Greek Finance Minister and Eurogroup President Kyriakos Pierakakis warned that the current energy crisis could become one of the most severe global energy shocks in history. Speaking alongside Alfred Kammer, Director of the IMF’s European Department, at a public event hosted by the IMF headquarters, Pierakakis stressed that the severity and duration of economic fallout across Europe will hinge largely on how long volatility persists in international energy markets.
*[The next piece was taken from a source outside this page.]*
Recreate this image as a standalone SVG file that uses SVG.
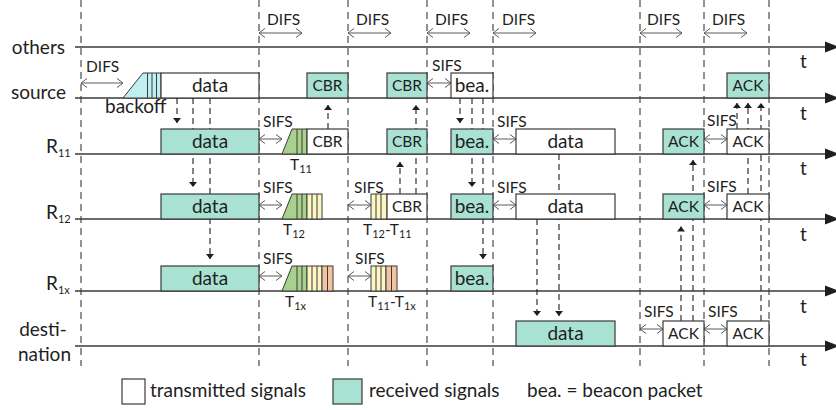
<svg xmlns="http://www.w3.org/2000/svg" width="836" height="410" viewBox="0 0 836 410">
  <defs>
    <style>
      text { font-family: Lato, "Liberation Sans", sans-serif; fill: #1e1e1e; }
      .lbl { font-size: 19px; }
      .sm { font-size: 15.5px; }
      .sub { font-size: 11px; }
      .c { text-anchor: middle; }
      .e { text-anchor: end; }
      .axis { stroke: #3a3a3a; stroke-width: 1.4; fill: none; }
      .ahead { fill: #1e1e1e; }
      .guide { stroke: #3a3a3a; stroke-width: 1.1; stroke-dasharray: 7 5; fill: none; }
      .conn { stroke: #1e1e1e; stroke-width: 1.1; stroke-dasharray: 6 4; fill: none; marker-end: url(#head); }
      .span { stroke: #5a5a5a; stroke-width: 1; fill: none; marker-start: url(#chev); marker-end: url(#chev); }
      .tx { fill: #ffffff; stroke: #3a3a3a; stroke-width: 1.2; }
      .rx { fill: #a9e2d3; stroke: #3a3a3a; stroke-width: 1.2; }
      .bo { fill: #bfeff1; stroke: #3a3a3a; stroke-width: 1; }
      .gr { fill: #a9d18e; stroke: #3a3a3a; stroke-width: 1; }
      .ye { fill: #fcf6c4; stroke: #3a3a3a; stroke-width: 1; }
      .or { fill: #f6c3a0; stroke: #3a3a3a; stroke-width: 1; }
      .st { stroke: #3a3a3a; stroke-width: 1; fill: none; }
    </style>
    <marker id="head" viewBox="-6 -5 7 10" refX="0" refY="0" markerWidth="7" markerHeight="10" markerUnits="userSpaceOnUse" orient="auto">
      <path d="M-5,-4 L0,0 L-5,4 z" fill="#1e1e1e"/>
    </marker>
    <marker id="chev" viewBox="-8 -6 9 12" refX="0" refY="0" markerWidth="9" markerHeight="12" markerUnits="userSpaceOnUse" orient="auto-start-reverse" overflow="visible">
      <path d="M-6,-4.5 L0,0 L-6,4.5" fill="none" stroke="#5a5a5a" stroke-width="1"/>
    </marker>
  </defs>

  <!-- time slot boundaries -->
  <g id="guides" class="guide">
    <line x1="81" y1="0" x2="81" y2="366"/>
    <line x1="259" y1="0" x2="259" y2="366"/>
    <line x1="348" y1="0" x2="348" y2="366"/>
    <line x1="427" y1="0" x2="427" y2="366"/>
    <line x1="493" y1="0" x2="493" y2="366"/>
    <line x1="640" y1="0" x2="640" y2="366"/>
    <line x1="704" y1="0" x2="704" y2="366"/>
    <line x1="769" y1="0" x2="769" y2="366"/>
  </g>

  <!-- time axes, one per station -->
  <g id="axes">
    <g class="axis">
      <line x1="75" y1="47" x2="827" y2="47"/>
      <line x1="75" y1="98" x2="827" y2="98"/>
      <line x1="75" y1="154" x2="827" y2="154"/>
      <line x1="75" y1="219" x2="827" y2="219"/>
      <line x1="75" y1="291" x2="827" y2="291"/>
      <line x1="75" y1="346" x2="827" y2="346"/>
    </g>
    <g class="ahead">
      <polygon points="825,41.5 839,47 825,52.5"/>
      <polygon points="825,92.5 839,98 825,103.5"/>
      <polygon points="825,148.5 839,154 825,159.5"/>
      <polygon points="825,213.5 839,219 825,224.5"/>
      <polygon points="825,285.5 839,291 825,296.5"/>
      <polygon points="825,340.5 839,346 825,351.5"/>
    </g>
    <g class="lbl">
      <text x="800" y="68">t</text>
      <text x="800" y="120">t</text>
      <text x="800" y="175">t</text>
      <text x="800" y="241">t</text>
      <text x="800" y="313">t</text>
      <text x="800" y="366">t</text>
    </g>
  </g>

  <!-- station names -->
  <g id="stations" class="lbl">
    <text class="e" x="65" y="54">others</text>
    <text class="e" x="66" y="99">source</text>
    <text x="46" y="153">R<tspan class="sub" dy="4">11</tspan></text>
    <text x="46" y="219">R<tspan class="sub" dy="4">12</tspan></text>
    <text x="46" y="290">R<tspan class="sub" dy="4">1x</tspan></text>
    <text class="c" x="43" y="336">desti-</text>
    <text class="c" x="44.5" y="361">nation</text>
  </g>

  <!-- DIFS / SIFS intervals -->
  <g id="intervals">
    <g class="span">
      <line x1="259" y1="33" x2="302" y2="33"/>
      <line x1="348" y1="33" x2="391" y2="33"/>
      <line x1="427" y1="33" x2="470" y2="33"/>
      <line x1="493" y1="33" x2="536" y2="33"/>
      <line x1="640" y1="33" x2="682" y2="33"/>
      <line x1="704" y1="33" x2="747" y2="33"/>
      <line x1="81" y1="83" x2="123" y2="83"/>
      <line x1="427" y1="83" x2="451" y2="83"/>
      <line x1="259" y1="139" x2="282" y2="139"/>
      <line x1="493" y1="139" x2="516" y2="139"/>
      <line x1="704" y1="139" x2="727" y2="139"/>
      <line x1="259" y1="205" x2="282" y2="205"/>
      <line x1="348" y1="205" x2="371" y2="205"/>
      <line x1="493" y1="205" x2="516" y2="205"/>
      <line x1="704" y1="205" x2="727" y2="205"/>
      <line x1="259" y1="276" x2="282" y2="276"/>
      <line x1="348" y1="276" x2="371" y2="276"/>
      <line x1="640" y1="329" x2="663" y2="329"/>
      <line x1="704" y1="329" x2="727" y2="329"/>
    </g>
    <g class="sm">
      <text x="267" y="25">DIFS</text>
      <text x="356" y="25">DIFS</text>
      <text x="435" y="25">DIFS</text>
      <text x="502" y="25">DIFS</text>
      <text x="647" y="25">DIFS</text>
      <text x="712" y="25">DIFS</text>
      <text x="86" y="72">DIFS</text>
      <text x="432" y="71">SIFS</text>
      <text x="263" y="127">SIFS</text>
      <text x="497" y="127">SIFS</text>
      <text x="707" y="126">SIFS</text>
      <text x="263" y="193">SIFS</text>
      <text x="354" y="193">SIFS</text>
      <text x="497" y="193">SIFS</text>
      <text x="707" y="192">SIFS</text>
      <text x="263" y="264">SIFS</text>
      <text x="355" y="264">SIFS</text>
      <text x="644" y="317">SIFS</text>
      <text x="708" y="317">SIFS</text>
    </g>
  </g>

  <!-- forwarding between stations -->
  <g id="connectors">
    <path class="conn" d="M177,98 V123"/>
    <path class="conn" d="M193,98 V187"/>
    <path class="conn" d="M210,98 V259"/>
    <path class="conn" d="M460,98 V123"/>
    <path class="conn" d="M472,98 V187"/>
    <path class="conn" d="M483,98 V259"/>
    <path class="conn" d="M559,154 V316"/>
    <path class="conn" d="M537,219 V316"/>
    <path class="conn" d="M328,129 V105"/>
    <path class="conn" d="M416,194 V105"/>
    <path class="conn" d="M400,194 V162"/>
    <path class="conn" d="M681,321 V226.5"/>
    <path class="conn" d="M693,321 V160"/>
    <path class="conn" d="M737,129 V103"/>
    <path class="conn" d="M748,194 V103"/>
    <path class="conn" d="M761,321 V103"/>
  </g>

  <!-- source -->
  <g id="src-backoff">
    <polygon class="bo" points="123,98 143,73 161,73 161,98"/>
    <path class="st" d="M147.5,73 V98 M152,73 V98 M156.5,73 V98"/>
  </g>
  <g id="src-data"><rect class="tx" x="161" y="73" width="98" height="25"/><text class="lbl c" x="210" y="91.5">data</text></g>
  <g id="src-cbr1"><rect class="rx" x="307" y="73" width="41" height="25"/><text class="sm c" x="327.5" y="91">CBR</text></g>
  <g id="src-cbr2"><rect class="rx" x="387" y="73" width="40" height="25"/><text class="sm c" x="407" y="91">CBR</text></g>
  <g id="src-bea"><rect class="tx" x="451" y="73" width="42" height="25"/><text class="lbl c" x="472" y="91.5">bea.</text></g>
  <g id="src-ack"><rect class="rx" x="727" y="73" width="42" height="25"/><text class="sm c" x="748" y="91">ACK</text></g>
  <text class="lbl" x="105" y="113">backoff</text>

  <!-- relay R11 -->
  <g id="r11-data"><rect class="rx" x="161" y="129" width="98" height="25"/><text class="lbl c" x="210" y="147.5">data</text></g>
  <g id="r11-contention">
    <polygon class="gr" points="282,154 292,129 307,129 307,154"/>
    <path class="st" d="M297,129 V154 M302,129 V154"/>
  </g>
  <g id="r11-cbr1"><rect class="tx" x="307" y="129" width="41" height="25"/><text class="sm c" x="327.5" y="147">CBR</text></g>
  <g id="r11-cbr2"><rect class="rx" x="387" y="129" width="40" height="25"/><text class="sm c" x="407" y="147">CBR</text></g>
  <g id="r11-bea"><rect class="rx" x="451" y="129" width="42" height="25"/><text class="lbl c" x="472" y="147.5">bea.</text></g>
  <g id="r11-data2"><rect class="tx" x="516" y="129" width="99" height="25"/><text class="lbl c" x="565.5" y="147.5">data</text></g>
  <g id="r11-ack1"><rect class="rx" x="663" y="129" width="41" height="25"/><text class="sm c" x="683.5" y="147">ACK</text></g>
  <g id="r11-ack2"><rect class="tx" x="727" y="129" width="42" height="25"/><text class="sm c" x="748" y="147">ACK</text></g>
  <text class="sm" x="290" y="170">T<tspan class="sub" dy="3">11</tspan></text>

  <!-- relay R12 -->
  <g id="r12-data"><rect class="rx" x="161" y="194" width="98" height="25"/><text class="lbl c" x="210" y="212.5">data</text></g>
  <g id="r12-contention">
    <polygon class="gr" points="282,219 292,194 307,194 307,219"/>
    <rect class="ye" x="307" y="194" width="15" height="25"/>
    <path class="st" d="M297,194 V219 M302,194 V219 M312,194 V219 M317,194 V219"/>
  </g>
  <g id="r12-contention2">
    <rect class="ye" x="371" y="194" width="16" height="25"/>
    <path class="st" d="M376,194 V219 M381,194 V219"/>
  </g>
  <g id="r12-cbr"><rect class="tx" x="387" y="194" width="40" height="25"/><text class="sm c" x="407" y="212">CBR</text></g>
  <g id="r12-bea"><rect class="rx" x="451" y="194" width="42" height="25"/><text class="lbl c" x="472" y="212.5">bea.</text></g>
  <g id="r12-data2"><rect class="tx" x="516" y="194" width="99" height="25"/><text class="lbl c" x="565.5" y="212.5">data</text></g>
  <g id="r12-ack1"><rect class="rx" x="663" y="194" width="41" height="25"/><text class="sm c" x="683.5" y="212">ACK</text></g>
  <g id="r12-ack2"><rect class="tx" x="727" y="194" width="42" height="25"/><text class="sm c" x="748" y="212">ACK</text></g>
  <text class="sm" x="283" y="235">T<tspan class="sub" dy="3">12</tspan></text>
  <text class="sm" x="363" y="235">T<tspan class="sub" dy="3">12</tspan><tspan dy="-3">-T</tspan><tspan class="sub" dy="3">11</tspan></text>

  <!-- relay R1x -->
  <g id="r1x-data"><rect class="rx" x="161" y="266" width="98" height="25"/><text class="lbl c" x="210" y="284.5">data</text></g>
  <g id="r1x-contention">
    <polygon class="gr" points="282,291 292,266 307,266 307,291"/>
    <rect class="ye" x="307" y="266" width="15" height="25"/>
    <rect class="or" x="322" y="266" width="11" height="25"/>
    <path class="st" d="M297,266 V291 M302,266 V291 M312,266 V291 M317,266 V291 M327.5,266 V291"/>
  </g>
  <g id="r1x-contention2">
    <rect class="ye" x="371" y="266" width="15" height="25"/>
    <rect class="or" x="386" y="266" width="11" height="25"/>
    <path class="st" d="M376,266 V291 M381,266 V291 M391.5,266 V291"/>
  </g>
  <g id="r1x-bea"><rect class="rx" x="451" y="266" width="42" height="25"/><text class="lbl c" x="472" y="284.5">bea.</text></g>
  <text class="sm" x="285" y="307">T<tspan class="sub" dy="3">1x</tspan></text>
  <text class="sm" x="368" y="307">T<tspan class="sub" dy="3">11</tspan><tspan dy="-3">-T</tspan><tspan class="sub" dy="3">1x</tspan></text>

  <!-- destination -->
  <g id="dst-data"><rect class="rx" x="516" y="321" width="99" height="25"/><text class="lbl c" x="565.5" y="339.5">data</text></g>
  <g id="dst-ack1"><rect class="tx" x="663" y="321" width="41" height="25"/><text class="sm c" x="683.5" y="339">ACK</text></g>
  <g id="dst-ack2"><rect class="tx" x="727" y="321" width="42" height="25"/><text class="sm c" x="748" y="339">ACK</text></g>

  <!-- legend -->
  <g id="legend" class="lbl">
    <rect class="tx" x="122" y="379" width="23" height="25"/>
    <text x="150" y="397">transmitted signals</text>
    <rect class="rx" x="333" y="379" width="29" height="25"/>
    <text x="369" y="397">received signals</text>
    <text x="527" y="397">bea. = beacon packet</text>
  </g>
</svg>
Targeted Support Amid Uncertainty
Pierakakis highlighted that the effects are already visible — in soaring energy prices and rising household costs. He underscored the importance of precisely targeting support measures toward the most vulnerable households, noting that effectiveness depends on allocating limited resources wisely amid ongoing uncertainty. ‘We must do everything we can to support primarily the most vulnerable,’ he said.
Referring specifically to Greece, he pointed out that the government has implemented focused interventions — including fuel subsidies for households and targeted business support — while avoiding broad, non-targeted tax cuts that would leave a more lasting fiscal footprint. A new package of support measures is currently under consideration for the next two months.
On cost, Pierakakis noted that current support measures amount to roughly 0.2% of GDP — significantly lower than the ~2.5% deployed during the 2022 energy crisis. In this context, he emphasized the challenge facing governments: balancing fiscal discipline with urgent social protection, especially amid economic uncertainty, rising interest rates, and high public debt.
Europe’s Growing Resilience — and Remaining Vulnerabilities
Pierakakis observed that Europe appears more resilient today than during the 2022 crisis, thanks to greater diversification of energy sources and infrastructure investments made since then. However, he cautioned that Europe still imports about 57% of its energy — leaving its economy exposed to external shocks.
This dependency, he argued, makes accelerating investment in grids, storage systems, and cross-border energy interconnections imperative. He also stressed the strategic importance of advancing energy integration across the continent, stating: ‘Driving forward a full Energy Union in Europe will deliver immediate and positive impacts — not only for energy security, but for overall competitiveness.’
He added that renewables now account for 47% of electricity generation in the EU — a significant milestone. Yet he cautioned that this progress does not eliminate the need for continued infrastructure investment to ensure reliability, scalability, and system-wide integration.